-- Your instructions --
Skip every picture and transcribe the remaining material exactly.

-- Material --
========================================
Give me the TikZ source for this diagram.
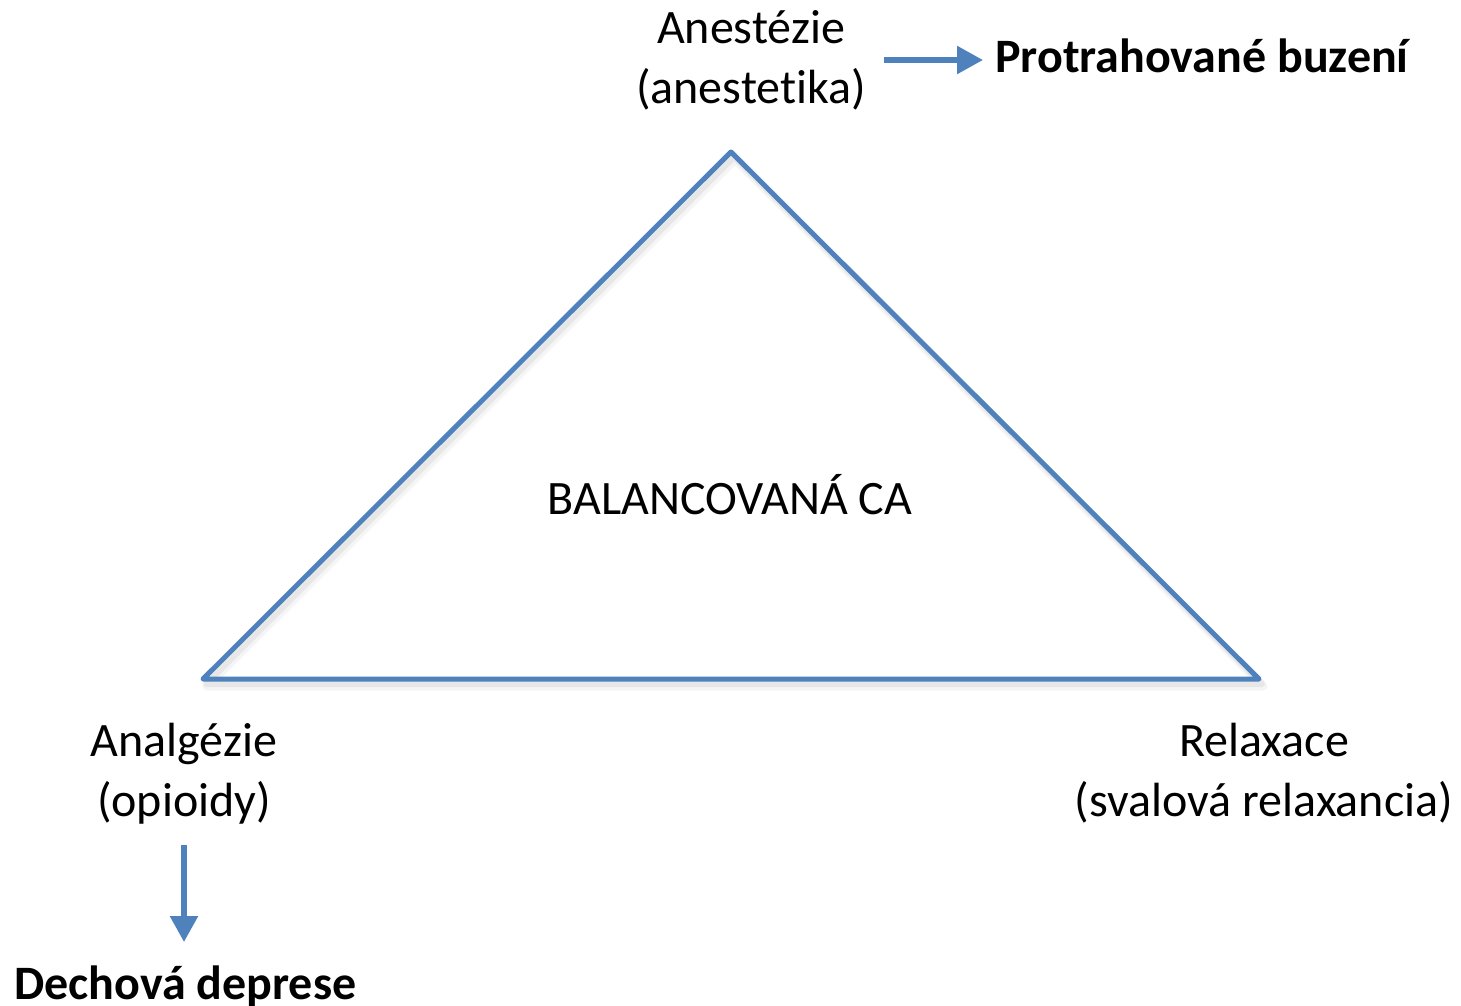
\documentclass[tikz,border=0pt]{standalone}
\usepackage{fontspec}
\setmainfont{Carlito}[Ligatures=NoCommon]
\usetikzlibrary{arrows.meta}
\definecolor{offblue}{HTML}{4F81BD}
\begin{document}
\begin{tikzpicture}[x=1pt,y=-1pt,
  lbl/.style={inner sep=0pt,align=center,font=\fontsize{48}{60}\selectfont},
  boldlbl/.style={lbl,font=\fontsize{48}{60}\selectfont\bfseries},
  edge/.style={draw=offblue,line width=5pt,line join=round,line cap=round},
  shade/.style={draw=black,line width=6pt,line join=round,opacity=0.06},
  arr/.style={draw=offblue,line width=5.5pt,-{Triangle[length=26pt,width=27pt]}}]
  \useasboundingbox (0,0) rectangle (1461,1005);
  % corners of the triangle
  \coordinate (top) at (731,152);
  \coordinate (left) at (203,679);
  \coordinate (right) at (1259,679);
  % soft drop shadow
  \draw[shade] ([shift={(3,5)}]top) -- ([shift={(3,5)}]right) -- ([shift={(3,5)}]left) -- cycle;
  \draw[shade,line width=9pt,opacity=0.04] ([shift={(4,7)}]top) -- ([shift={(4,7)}]right) -- ([shift={(4,7)}]left) -- cycle;
  \draw[edge] (top) -- (right) -- (left) -- cycle;
  % labels (base anchor sits on the last line)
  \node[lbl,anchor=base] (anes) at (751,103) {Anestézie\\(anestetika)};
  \node[boldlbl,anchor=base west] (buz) at (995,72) {Protrahované buzení};
  \node[lbl,anchor=base] (bal) at (730,514) {BALANCOVANÁ CA};
  \node[lbl,anchor=base] (analg) at (184,816) {Analgézie\\(opioidy)};
  \node[lbl,anchor=base] (relax) at (1264,816) {Relaxace\\(svalová relaxancia)};
  \node[boldlbl,anchor=base west] (dech) at (14,999) {Dechová deprese};
  % consequence arrows
  \coordinate (a1) at (anes.east |- 0,60);
  \coordinate (a2) at (buz.west |- 0,60);
  \draw[arr] ([xshift=18pt]a1) -- ([xshift=-12pt]a2);
  \coordinate (b1) at (184,845);
  \coordinate (b2) at (184,942);
  \draw[arr] (b1) -- (b2);
\end{tikzpicture}
\end{document}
========================================
-- Task solution --
Give me the TikZ source for this diagram.
\documentclass[tikz,border=0pt]{standalone}
\usepackage{fontspec}
\setmainfont{Carlito}[Ligatures=NoCommon]
\usetikzlibrary{arrows.meta}
\definecolor{offblue}{HTML}{4F81BD}
\begin{document}
\begin{tikzpicture}[x=1pt,y=-1pt,
  lbl/.style={inner sep=0pt,align=center,font=\fontsize{48}{60}\selectfont},
  boldlbl/.style={lbl,font=\fontsize{48}{60}\selectfont\bfseries},
  edge/.style={draw=offblue,line width=5pt,line join=round,line cap=round},
  shade/.style={draw=black,line width=6pt,line join=round,opacity=0.06},
  arr/.style={draw=offblue,line width=5.5pt,-{Triangle[length=26pt,width=27pt]}}]
  \useasboundingbox (0,0) rectangle (1461,1005);
  % corners of the triangle
  \coordinate (top) at (731,152);
  \coordinate (left) at (203,679);
  \coordinate (right) at (1259,679);
  % soft drop shadow
  \draw[shade] ([shift={(3,5)}]top) -- ([shift={(3,5)}]right) -- ([shift={(3,5)}]left) -- cycle;
  \draw[shade,line width=9pt,opacity=0.04] ([shift={(4,7)}]top) -- ([shift={(4,7)}]right) -- ([shift={(4,7)}]left) -- cycle;
  \draw[edge] (top) -- (right) -- (left) -- cycle;
  % labels (base anchor sits on the last line)
  \node[lbl,anchor=base] (anes) at (751,103) {Anestézie\\(anestetika)};
  \node[boldlbl,anchor=base west] (buz) at (995,72) {Protrahované buzení};
  \node[lbl,anchor=base] (bal) at (730,514) {BALANCOVANÁ CA};
  \node[lbl,anchor=base] (analg) at (184,816) {Analgézie\\(opioidy)};
  \node[lbl,anchor=base] (relax) at (1264,816) {Relaxace\\(svalová relaxancia)};
  \node[boldlbl,anchor=base west] (dech) at (14,999) {Dechová deprese};
  % consequence arrows
  \coordinate (a1) at (anes.east |- 0,60);
  \coordinate (a2) at (buz.west |- 0,60);
  \draw[arr] ([xshift=18pt]a1) -- ([xshift=-12pt]a2);
  \coordinate (b1) at (184,845);
  \coordinate (b2) at (184,942);
  \draw[arr] (b1) -- (b2);
\end{tikzpicture}
\end{document}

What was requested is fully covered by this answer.